Que trouvera-t-on dans le numéro 2 en plus de Djibouti ?
Jean-Paul Moulin : Jacques de Loustal, qu’on ne présente plus, nous a fait l’immense honneur d’accepter de nous proposer une couverture et des souvenirs de ses voyages dans les îles. Nous pouvons d’ores et déjà annoncer Miles Hyman, un grand illustrateur de l’Amérique, et le navigateur et artiste Titouan Lamazou pour les numéros suivants. Que ces grands noms acceptent d’être nos invités d’honneur est une autre validation de notre projet.
Joël Alessandra : sans compter qu’à côté de ces grands noms du dessin et du carnet de voyage, des personnalités venant d’autres univers nous suivent aussi. Michel Bussi a écrit une tribune pour le premier numéro, Emmanuel Pierrat en signe une autre pour le second. Cet élan nous porte.

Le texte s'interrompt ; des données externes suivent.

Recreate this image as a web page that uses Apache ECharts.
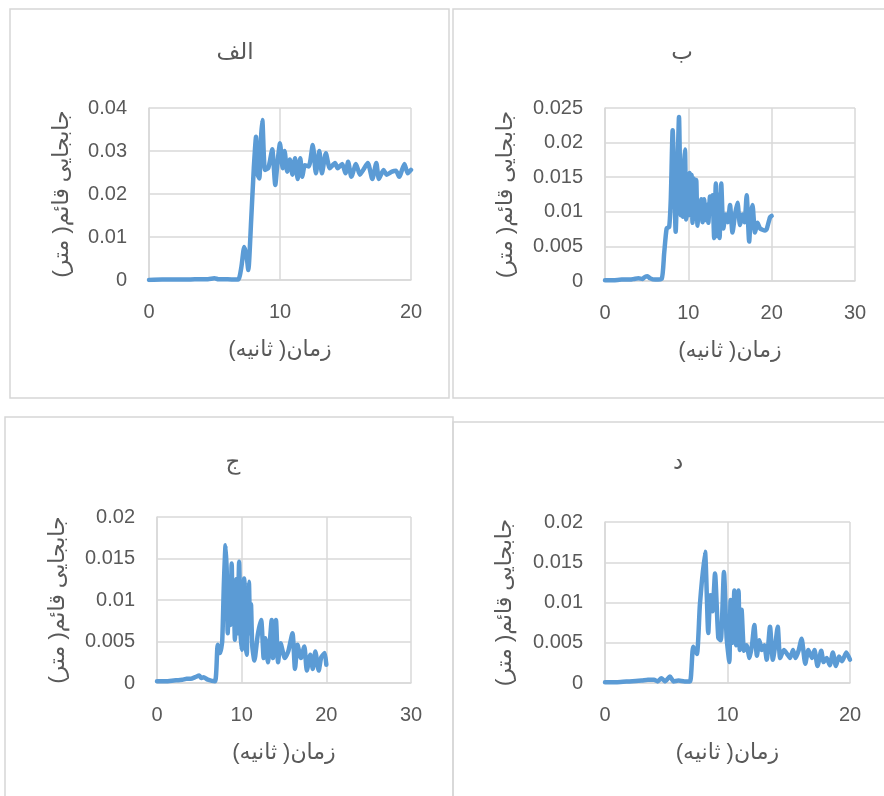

Jean-Paul Moulin : En France, nous mettrons le cap sur Saint-Etienne avec Zac Deloupy qui nous raconte sa ville, et on a immédiatement envie d’y aller alors que spontanément nous ne percevons pas Saint-Etienne comme une destination touristique
Joël Alessandra : Nous irons aussi à Barcelone avec Santi Sallés.
Jean-Paul Moulin : Et aussi à Lisbonne avec Emilie Bourel, une artiste qui n’avait jamais été publiée auparavant. Sa proposition nous est arrivée par mail, son travail est très beau et sensuel, nous avons immédiatement eu envie de le mettre en valeur.
Joël Alessandra : On découvrira aussi entre autres un sujet sur La Havane de Jeroen Jenssen et un reportage dans les parcs italiens sur les oiseaux du dessinateur animalier Federico Gemma. Du coté de la bande dessinée – il y a en effet dix pages de bande dessinée dans chaque numéro – après Simon Hureau qui a ouvert le bal avec le Groenland, Clément Baloup lui emboîte le pas avec un sujet sur Macao.